I believe that art becomes meaningful when the corners of the world are found, two poles that converge. Sometimes it’s almost bizarre, but art makes it into a reality. With images or words, it’s the power of a narrative. This narrative is a space of exhibition; it’s the most important thing for me. What history is being told? Narrative is the reconciliation of opposed or complementary worlds. It’s the union of memory and oblivion, of body and word.

IC: Your practice is situated at the intersection of personal memory, historical reconstruction, and decolonial critique. Do you see your work as creating a “third space” where colonial epistemologies are destabilized? If so, how does this space function relative to those who view it? How do you want your audiences to interact with and inhabit this liminal, transformative space?
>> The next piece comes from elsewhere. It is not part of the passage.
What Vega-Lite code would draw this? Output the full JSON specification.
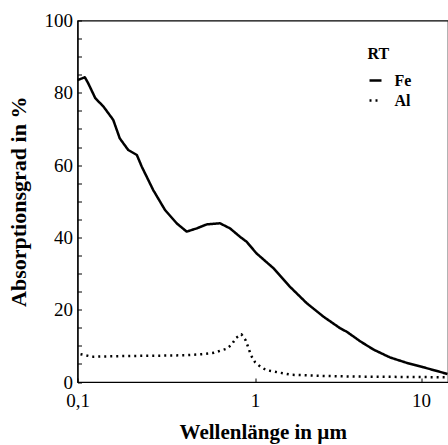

NM: For me, it’s a space of revelation and encounter. What does the history of this exhibition reveal? For me, it presents a reality that has consequences for our relationships: the fact that we are part of an ecosystem. To swap ego for eco; meaning, the back story for this project is a history of rhizomes, of roots, something very much like the world of fungi, not like a pyramid of stratified beings. In this ecosystem there are no boxes that classify reality; so, lighting one spore on fire will have incalculable effects, and one drop of dew caught by a leaf will bring life back.

Art is the grand narrative of relationships with ritual, with language, with emotions, and with material culture, which is intertwined with relationships among people. The viewers’ relationship is that of an ecosystem, a collaboration so that a history gets told, created, and transmitted.